The elder brother never left. He stayed home, worked hard, obeyed his father, did everything right. And when his younger brother came crawling back after wasting the family’s inheritance, his father threw a party. The elder brother stood outside and refused to go in. “All these years I’ve been slaving for you. I never disobeyed you. And you never threw a party for me.”
His father came out to him. Didn’t dismiss him. Didn’t shame him. Said: “you are always with me, and everything I have is yours.” But the party was still happening inside.
The elder brother stands for the faithful who feel overlooked. The ones who stayed in the pew while others got the testimonies and the celebrations. The ones who served quietly for years and watched flashier stories get all the attention. His pain is real and the parable doesn’t dismiss it. But it also gently asks — have you let faithfulness become resentment? And do you know what you already have?
Maybe you’re not the one who ran. Maybe you’re the one who stayed — who kept showing up, kept serving, kept doing the right thing — while it felt like everyone around you was getting celebrated for far less. The elder brother in this story never left home. He worked hard, obeyed his father, gave his best years. And when his wayward brother came home and got a party, he stood outside furious. His father came out to him and said: “you are always with me — everything I have is yours.” Not a dismissal. A reminder of what had been there all along, unseen. If faithful obedience has quietly curdled into resentment, you’re not alone in that. And the Father comes out to find the ones standing outside too — not just the ones coming up the road.

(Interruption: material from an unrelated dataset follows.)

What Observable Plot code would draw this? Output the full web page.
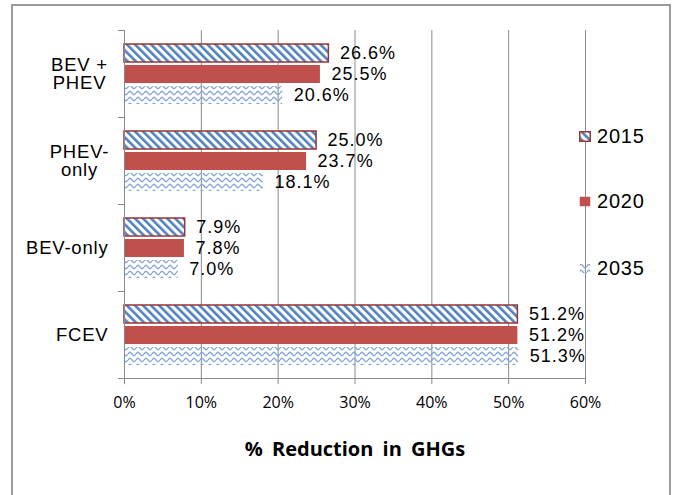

The parable: Luke 15:25-32 — the elder brother’s part of the prodigal son story.
Where to start: Read the whole parable first (Luke 15:11-32) — the elder brother only makes sense in context. Then re-read 25-32 specifically.
A reading note: Notice that Jesus never tells us what the elder brother decided to do. The story ends with the father’s invitation hanging in the air. That open ending is intentional — and it might be the most important detail in the parable for someone who has been quietly faithful and quietly wounded.